Am I having fun? Is what I asked myself after two or three hours of play. I'm bad at this, but I want to keep playing. Until it dawned on me, Ubisoft's unique way of making every game nothing more than tidying up a map, that they have covered in challenges or bird feathers or whatever, appeals to me against my will. The real fun, however, comes from this being a perpetually online co-op game. So you can drive around with all your friends in whatever vehicle you choose, changing your mind whenever the mood takes you. It is good, but it is not enough to make this game a must-buy.
It's taken me a while to write this review because I never feel like the game had really begun. Somehow there is loads to do but the whole game feels like side quest after side quest with the main 'plot' (driving really fast) being put aside in exchange for accumulating gaming hours. The quantity of things to do is impressive, and the size of the map is absurd, but the level of ennui I have even just thinking about the game is the most impressive.
Visually the game looks great and yet it also doesn't. The scale of the country, all the different landscapes, from cities to big orange Arizona looking places, are beautiful and interesting. Though I thought pop-up graphical problems were a thing of the past, and I would often find myself in charge of a speedboat driving as fast as I could, as if I'd just been caught with the wrong visa in Shanghai, and stoving my boat into a wild bridge that comes out've nowhere.

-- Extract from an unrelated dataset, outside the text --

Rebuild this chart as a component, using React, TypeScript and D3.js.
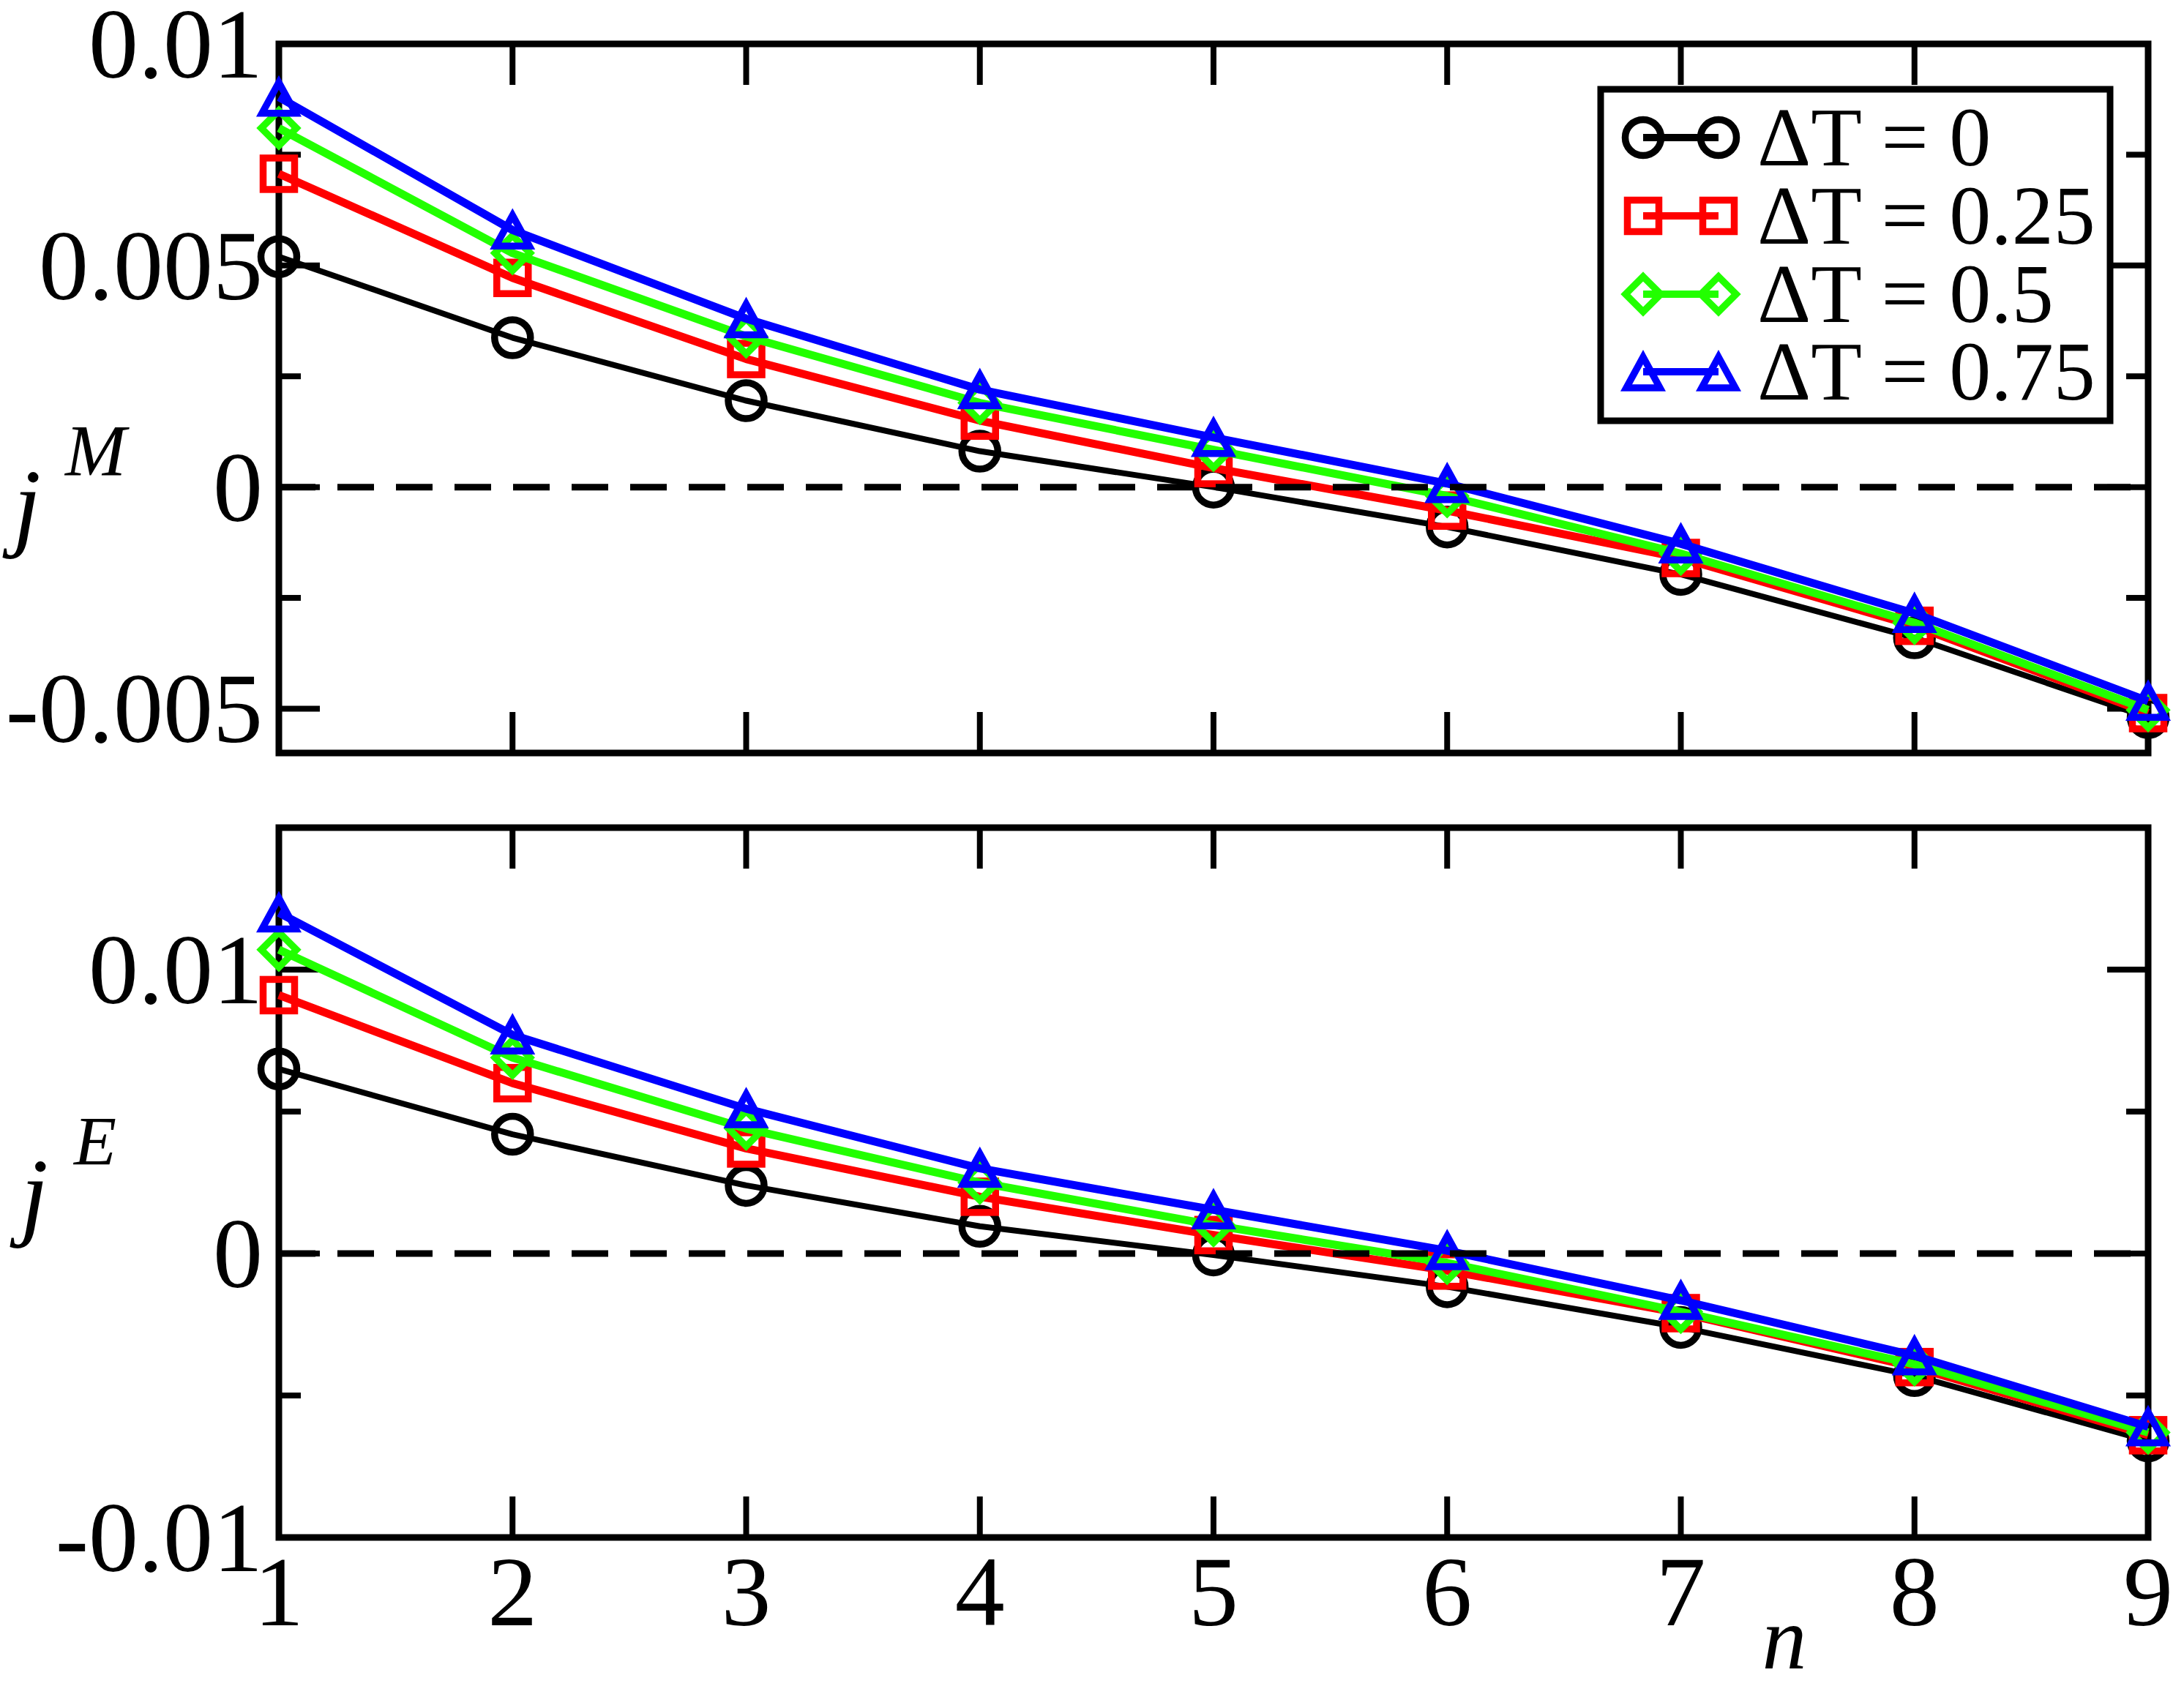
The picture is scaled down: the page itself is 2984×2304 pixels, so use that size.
import * as d3 from "d3";

// n = 1..9 along the chain
const nValues = [1, 2, 3, 4, 5, 6, 7, 8, 9];
const seriesLabels = ["ΔT = 0", "ΔT = 0.25", "ΔT = 0.5", "ΔT = 0.75"];

// upper panel, j^M
const jM_dT0 = [0.0052, 0.00337, 0.00195, 0.00081, 0.0, -0.0009, -0.00197, -0.0034, -0.0052];
const jM_dT025 = [0.00707, 0.00472, 0.00289, 0.0015, 0.00043, -0.00053, -0.0016, -0.00313, -0.0051];
const jM_dT05 = [0.0081, 0.00528, 0.0034, 0.0019, 0.00084, -0.0002, -0.0015, -0.00306, -0.00503];
const jM_dT075 = [0.0088, 0.0058, 0.0038, 0.0022, 0.00112, 0.00008, -0.00128, -0.00285, -0.00483];

// lower panel, j^E
const jE_dT0 = [0.0065, 0.0042, 0.0024, 0.00096, -0.00005, -0.00117, -0.0026, -0.0043, -0.0066];
const jE_dT025 = [0.0091, 0.006, 0.0037, 0.002, 0.00065, -0.0006, -0.0021, -0.004, -0.0064];
const jE_dT05 = [0.0107, 0.0069, 0.0044, 0.0025, 0.001, -0.00033, -0.00205, -0.0039, -0.0063];
const jE_dT075 = [0.012, 0.0077, 0.0051, 0.003, 0.00154, 0.0001, -0.00165, -0.0036, -0.0061];

const topMajor = [-0.005, 0, 0.005, 0.01];
const topMinor = [-0.0025, 0.0025, 0.0075];
const botMajor = [-0.01, 0, 0.01];
const botMinor = [-0.005, 0.005];

const COLORS = ["#000000", "#ff0000", "#22ff00", "#0000ff"];
const SYMBOLS = ["circle", "square", "diamond", "triangle"];
const LINE_W = [8, 11, 11, 11];
const FONT = "Liberation Serif, Times New Roman, serif";

const W = 2984;
const H = 2304;
const LEFT = 381;
const RIGHT = 2935;

const xScale = d3.scaleLinear().domain([1, 9]).range([LEFT, RIGHT]);

const txt = (size: number, italic = false) => ({
  fontFamily: FONT,
  fontSize: size,
  fontStyle: italic ? "italic" : "normal",
});

function Marker({ type, x, y, color }: { type: string; x: number; y: number; color: string }) {
  const common = { fill: "none", stroke: color, strokeWidth: 9.5, strokeLinejoin: "miter" as const };
  if (type === "circle") return <circle cx={x} cy={y} r={24.5} {...common} />;
  if (type === "square") return <rect x={x - 21.5} y={y - 21.5} width={43} height={43} {...common} />;
  if (type === "diamond")
    return <path d={`M${x},${y - 24}L${x + 24},${y}L${x},${y + 24}L${x - 24},${y}Z`} {...common} />;
  return <path d={`M${x},${y - 20}L${x + 23},${y + 22}L${x - 23},${y + 22}Z`} {...common} />;
}

type PanelProps = {
  top: number;
  bottom: number;
  domain: [number, number];
  major: number[];
  minor: number[];
  series: number[][];
  showX: boolean;
};

function Panel({ top, bottom, domain, major, minor, series, showX }: PanelProps) {
  const y = d3.scaleLinear().domain(domain).range([bottom, top]);
  const line = d3
    .line<number>()
    .x((_, i) => xScale(nValues[i]))
    .y((d) => y(d));
  const fmt = (v: number) => String(+v.toFixed(4));
  const MAJ = 56;
  const MIN = 30;
  return (
    <g>
      {/* ticks */}
      {nValues.map((n) => (
        <g key={"xt" + n} stroke="#000" strokeWidth={8}>
          <line x1={xScale(n)} x2={xScale(n)} y1={top} y2={top + MAJ} />
          <line x1={xScale(n)} x2={xScale(n)} y1={bottom} y2={bottom - MAJ} />
        </g>
      ))}
      {major.map((v) => (
        <g key={"ym" + v} stroke="#000" strokeWidth={8}>
          <line x1={LEFT} x2={LEFT + MAJ} y1={y(v)} y2={y(v)} />
          <line x1={RIGHT} x2={RIGHT - MAJ} y1={y(v)} y2={y(v)} />
        </g>
      ))}
      {minor.map((v) => (
        <g key={"yn" + v} stroke="#000" strokeWidth={8}>
          <line x1={LEFT} x2={LEFT + MIN} y1={y(v)} y2={y(v)} />
          <line x1={RIGHT} x2={RIGHT - MIN} y1={y(v)} y2={y(v)} />
        </g>
      ))}
      <rect x={LEFT} y={top} width={RIGHT - LEFT} height={bottom - top} fill="none" stroke="#000" strokeWidth={9} />
      {/* tick labels */}
      {major.map((v) => (
        <text key={"yl" + v} x={359} y={y(v) + 46} style={txt(136)} textAnchor="end">
          {fmt(v)}
        </text>
      ))}
      {showX &&
        nValues.map((n) => (
          <text key={"xl" + n} x={xScale(n)} y={bottom + 120} style={txt(136)} textAnchor="middle">
            {n}
          </text>
        ))}
      {/* data */}
      {series.map((vals, s) => (
        <g key={"s" + s}>
          <path d={line(vals) ?? ""} fill="none" stroke={COLORS[s]} strokeWidth={LINE_W[s]} strokeLinejoin="round" />
          {vals.map((v, i) => (
            <Marker key={i} type={SYMBOLS[s]} x={xScale(nValues[i])} y={y(v)} color={COLORS[s]} />
          ))}
        </g>
      ))}
      <line x1={LEFT} x2={RIGHT} y1={y(0)} y2={y(0)} stroke="#000" strokeWidth={9} strokeDasharray="50 30" />
    </g>
  );
}

function Legend() {
  const x0 = 2187;
  const y0 = 122;
  const rowY = [188, 295, 402, 508];
  return (
    <g>
      <rect x={x0} y={y0} width={696} height={453} fill="#fff" stroke="#000" strokeWidth={9} />
      {seriesLabels.map((lab, i) => (
        <g key={lab}>
          <line x1={2245} x2={2348} y1={rowY[i]} y2={rowY[i]} stroke={COLORS[i]} strokeWidth={10} />
          <Marker type={SYMBOLS[i]} x={2245} y={rowY[i]} color={COLORS[i]} />
          <Marker type={SYMBOLS[i]} x={2348} y={rowY[i]} color={COLORS[i]} />
          <text x={2401} y={rowY[i] + 38} style={txt(114)}>
            {lab}
          </text>
        </g>
      ))}
    </g>
  );
}

export default function App() {
  return (
    <svg width={W} height={H} style={{ position: "absolute", left: 0, top: 0, background: "#fff" }}>
      <rect width={W} height={H} fill="#fff" />
      <Panel
        top={60}
        bottom={1029}
        domain={[-0.006, 0.01]}
        major={topMajor}
        minor={topMinor}
        series={[jM_dT0, jM_dT025, jM_dT05, jM_dT075]}
        showX={false}
      />
      <Panel
        top={1131}
        bottom={2101}
        domain={[-0.01, 0.015]}
        major={botMajor}
        minor={botMinor}
        series={[jE_dT0, jE_dT025, jE_dT05, jE_dT075]}
        showX={true}
      />
      <Legend />
      {/* axis titles */}
      <text x={18} y={735} style={txt(136, true)}>j</text>
      <text x={89} y={649} style={txt(100, true)}>M</text>
      <text x={28} y={1677} style={txt(136, true)}>j</text>
      <text x={101} y={1592} style={txt(95, true)}>E</text>
      <text x={2438} y={2280} style={txt(122, true)} textAnchor="middle">n</text>
    </svg>
  );
}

If you, unlike me, have a lot of friends and a passion for playing games, as opposed to completing games, you could find a place for this in your life. The Crew II could be a great way to drink alone in the house and pretend that it's fine to fly cars and drive planes into a wall together with friends. I would, however, recommend daydreaming about this for a while until the game drops in price, or you can pick it up somewhere (CEX obviously) second hand.